Jinglin Xu; Guohao Zhao; Sibo Yin; Wenhao Zhou; Yuxin Peng

2024 CVPR CVPR 2024

FineSports: A Multi-person Hierarchical Sports Video Dataset for Fine-grained Action Understanding

Abstract

Fine-grained action analysis in multi-person sports is complex due to athletes' quick movements and intense physical confrontations which result in severe visual obstructions in most scenes. In addition accessible multi-person sports video datasets lack fine-grained action annotations in both space and time adding to the difficulty in fine-grained action analysis. To this end we construct a new multi-person basketball sports video dataset named FineSports which contains fine-grained semantic and spatial-temporal annotations on 10000 NBA game videos covering 52 fine-grained action types 16000 action instances and 123000 spatial-temporal bounding boxes.
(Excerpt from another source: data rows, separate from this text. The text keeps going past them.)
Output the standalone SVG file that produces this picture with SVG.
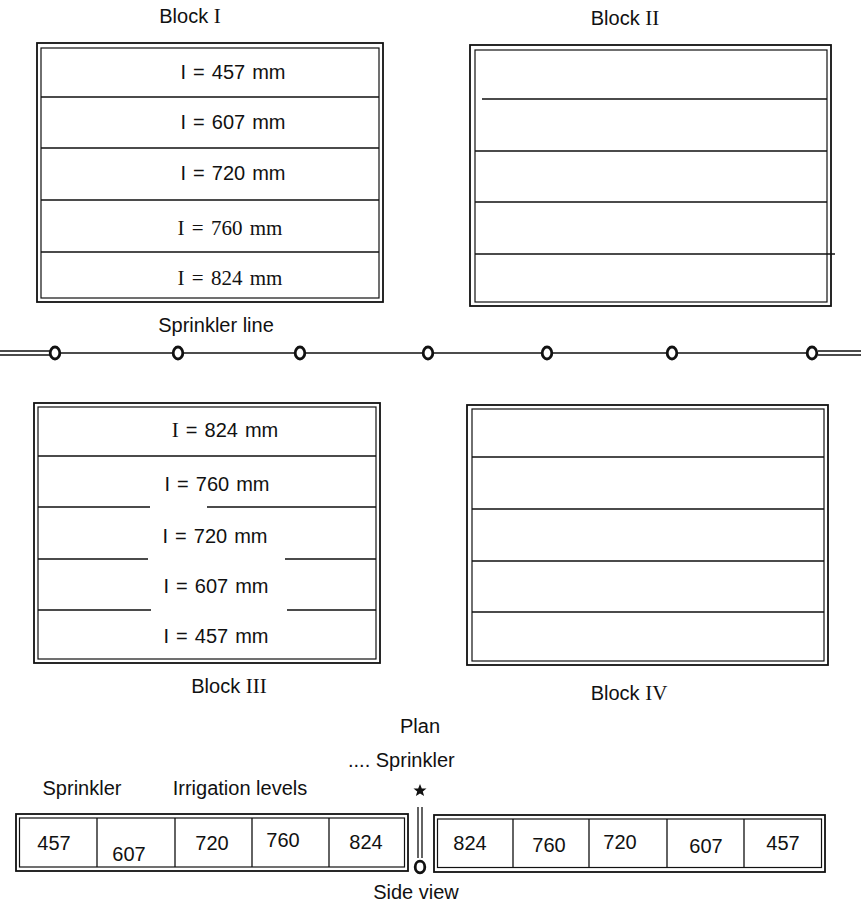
<svg xmlns="http://www.w3.org/2000/svg" width="861" height="911" viewBox="0 0 861 911">
<style>
  .t { font-family: "Liberation Sans", Arial, sans-serif; font-size: 20px; fill: #111; }
  .s { font-family: "Liberation Serif", "Times New Roman", serif; font-size: 21px; fill: #111; }
  .c { text-anchor: middle; }
  .o { fill: none; stroke: #111; stroke-width: 1.8; }
  .i { fill: none; stroke: #111; stroke-width: 1.2; }
  .ln { stroke: #111; stroke-width: 1.3; fill: none; }
  .sp { fill: #fff; stroke: #111; stroke-width: 2.8; }
</style>
<rect width="861" height="911" fill="#fff"/>

<g id="block1">
  <text class="t c" x="190" y="23">Block <tspan class="s">I</tspan></text>
  <rect class="o" x="37" y="43" width="346" height="259"/>
  <rect class="i" x="41" y="48" width="338" height="250"/>
  <path class="ln" d="M41 97H379M41 148H379M41 200H379M41 252H379"/>
  <text class="t c" x="233" y="79" word-spacing="1.5">I = 457 mm</text>
  <text class="t c" x="233" y="129" word-spacing="1.5">I = 607 mm</text>
  <text class="t c" x="233" y="180" word-spacing="1.5">I = 720 mm</text>
  <text class="s c" x="230" y="235" word-spacing="2">I = 760 mm</text>
  <text class="s c" x="230" y="285" word-spacing="2">I = 824 mm</text>
</g>

<g id="block2">
  <text class="t c" x="625" y="25">Block <tspan class="s">II</tspan></text>
  <rect class="o" x="470" y="45" width="361" height="261"/>
  <rect class="i" x="475" y="50" width="352" height="252"/>
  <path class="ln" d="M482 99H827M475 151H827M475 202H827M475 254H835"/>
</g>

<g id="connectors">
  <path class="ln" d="M0 351H50M0 355H50M818 351H861M818 355H861"/>
  <path class="ln" stroke-width="1.6" d="M50 353H818"/>
</g>

<g id="sprinkler-line">
  <text class="t c" x="216" y="332">Sprinkler line</text>
  <ellipse class="sp" cx="55" cy="353" rx="4.8" ry="6"/>
  <ellipse class="sp" cx="178" cy="353" rx="4.8" ry="6"/>
  <ellipse class="sp" cx="300" cy="353" rx="4.8" ry="6"/>
  <ellipse class="sp" cx="428" cy="353" rx="4.8" ry="6"/>
  <ellipse class="sp" cx="547" cy="353" rx="4.8" ry="6"/>
  <ellipse class="sp" cx="672" cy="353" rx="4.8" ry="6"/>
  <ellipse class="sp" cx="812" cy="353" rx="4.8" ry="6"/>
</g>

<g id="block3">
  <rect class="o" x="34" y="403" width="346" height="260"/>
  <rect class="i" x="38" y="407" width="338" height="252"/>
  <path class="ln" d="M38 456H376M38 507H150M207 507H376M38 559H148M285 559H376M38 610H151M287 610H376"/>
  <text class="t c" x="225" y="437" word-spacing="1.5"><tspan class="s">I</tspan> = 824 mm</text>
  <text class="t c" x="217" y="491" word-spacing="1.5">I = 760 mm</text>
  <text class="t c" x="215" y="543" word-spacing="1.5">I = 720 mm</text>
  <text class="t c" x="216" y="593" word-spacing="1.5">I = 607 mm</text>
  <text class="t c" x="216" y="643" word-spacing="1.5">I = 457 mm</text>
  <text class="t c" x="229" y="693">Block <tspan class="s">III</tspan></text>
</g>

<g id="block4">
  <rect class="o" x="467" y="405" width="361" height="260"/>
  <rect class="i" x="472" y="409" width="352" height="252"/>
  <path class="ln" d="M472 457H824M472 509H824M472 561H824M472 612H824"/>
  <text class="t c" x="629" y="700">Block <tspan class="s">IV</tspan></text>
</g>

<text class="t c" x="420" y="733">Plan</text>

<g id="side-view">
  <text class="t" x="348" y="767">.... Sprinkler</text>
  <text class="t c" x="82" y="795">Sprinkler</text>
  <text class="t c" x="240" y="795">Irrigation levels</text>
  <path d="M420 784L421.8 788.4L426.5 788.6L422.8 791.5L424.1 796L420 793.4L415.9 796L417.2 791.5L413.5 788.6L418.2 788.4Z" fill="#111"/>
  <path class="ln" d="M418 807V858M422 807V858"/>
  <ellipse class="sp" cx="420" cy="867" rx="4.8" ry="5.8"/>
  <text class="t c" x="416" y="899">Side view</text>
</g>

<g id="left-strip">
  <rect class="o" x="16" y="814" width="392" height="57"/>
  <rect class="i" x="19.5" y="818" width="385" height="49"/>
  <path class="ln" d="M97 818V867M175 818V867M252 818V867M329 818V867"/>
  <text class="t c" x="54" y="850">457</text>
  <text class="t c" x="129" y="861">607</text>
  <text class="t c" x="212" y="850">720</text>
  <text class="t c" x="283" y="847">760</text>
  <text class="t c" x="366" y="849">824</text>
</g>

<g id="right-strip">
  <rect class="o" x="434" y="815" width="391" height="57"/>
  <rect class="i" x="437.5" y="819" width="384" height="48.5"/>
  <path class="ln" d="M513 819V867M589 819V867M667 819V867M744 819V867"/>
  <text class="t c" x="470" y="850">824</text>
  <text class="t c" x="549" y="852">760</text>
  <text class="t c" x="620" y="849">720</text>
  <text class="t c" x="706" y="853">607</text>
  <text class="t c" x="783" y="850">457</text>
</g>
</svg>
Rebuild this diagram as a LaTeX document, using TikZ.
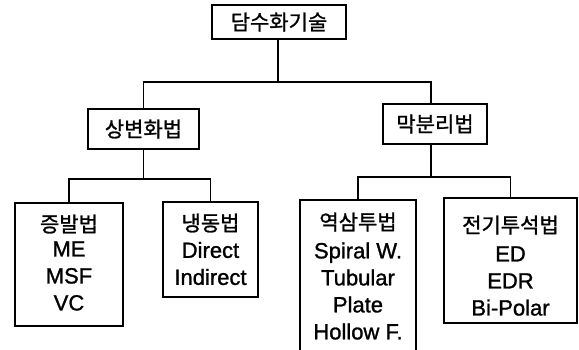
\documentclass[tikz,border=0pt]{standalone}
\usepackage{fontspec}
\setmainfont[FakeBold=1.2]{Liberation Sans}
\newfontfamily\kr[FakeBold=1.2]{Noto Sans CJK KR}
\begin{document}
\begin{tikzpicture}[x=1pt,y=-1pt,
  box/.style={draw=black,line width=1.3pt,rectangle,inner sep=0pt},
  txt/.style={align=center,inner sep=0pt,font=\fontsize{22}{27}\selectfont},
  ktxt/.style={align=center,inner sep=0pt,font=\kr\fontsize{21}{27}\selectfont},
  link/.style={draw=black,line width=1.3pt}]
\useasboundingbox (0,0) rectangle (579,350);
\clip (0,0) rectangle (579,350);
% boxes
\node[box,minimum width=134pt,minimum height=34pt] (top) at (279,22) {};
\node[ktxt] (topt) at (279,22) {담수화기술};
\node[box,minimum width=111pt,minimum height=40pt] (L) at (143.5,129) {};
\node[ktxt] (Lt) at (143.5,129) {상변화법};
\node[box,minimum width=104pt,minimum height=40pt] (R) at (435,124) {};
\node[ktxt] (Rt) at (435,124) {막분리법};
\node[box,minimum width=108pt,minimum height=123pt] (LL) at (69,264.5) {};
\node[ktxt,anchor=center] (LLk) at (69,224) {증발법};
\node[txt] (LLt) at (69,276) {ME\\MSF\\VC};
\node[box,minimum width=95pt,minimum height=95pt] (LR) at (210.5,249.5) {};
\node[ktxt] (LRk) at (210.5,223) {냉동법};
\node[txt] (LRt) at (210.5,263.5) {Direct\\Indirect};
\node[box,minimum width=116pt,minimum height=180pt] (RL) at (358,290) {};
\node[ktxt] (RLk) at (358,222) {역삼투법};
\node[txt] (RLt) at (358,291) {Spiral W.\\Tubular\\Plate\\Hollow F.};
\node[box,minimum width=133pt,minimum height=125pt] (RR) at (510.5,260.5) {};
\node[ktxt] (RRk) at (510.5,225) {전기투석법};
\node[txt] (RRt) at (510.5,281) {ED\\EDR\\Bi-Polar};
% junctions
\coordinate (j0) at (278,82);
\coordinate (j1) at (143.5,179);
\coordinate (j2) at (431,177);
% connectors
\draw[link] (top.south -| j0) -- (j0);
\draw[link] (L.north) |- (j0) -| (j2 |- R.north);
\draw[link] (L.south) -- (j1);
\draw[link] (LL.north) |- (j1) -| (LR.north);
\draw[link] (j2 |- R.south) -- (j2);
\draw[link] (RL.north) |- (j2) -| (RR.north);
\end{tikzpicture}
\end{document}
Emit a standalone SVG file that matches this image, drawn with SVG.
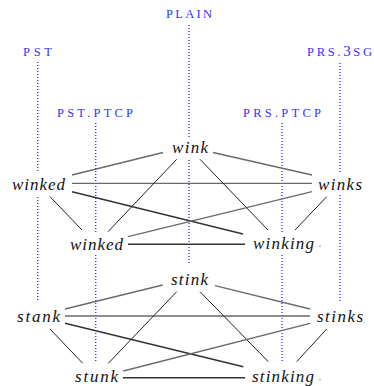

We also propose a new prompt-driven spatial-temporal action location approach called PoSTAL composed of a prompt-driven target action encoder (PTA) and an action tube-specific detector (ATD) to directly generate target action tubes with fine-grained action types without any off-line proposal generation. Extensive experiments on the FineSports dataset demonstrate that PoSTAL outperforms state-of-the-art methods. Data and code are available at https://github.com/PKU-ICST-MIPL/FineSports_CVPR2024.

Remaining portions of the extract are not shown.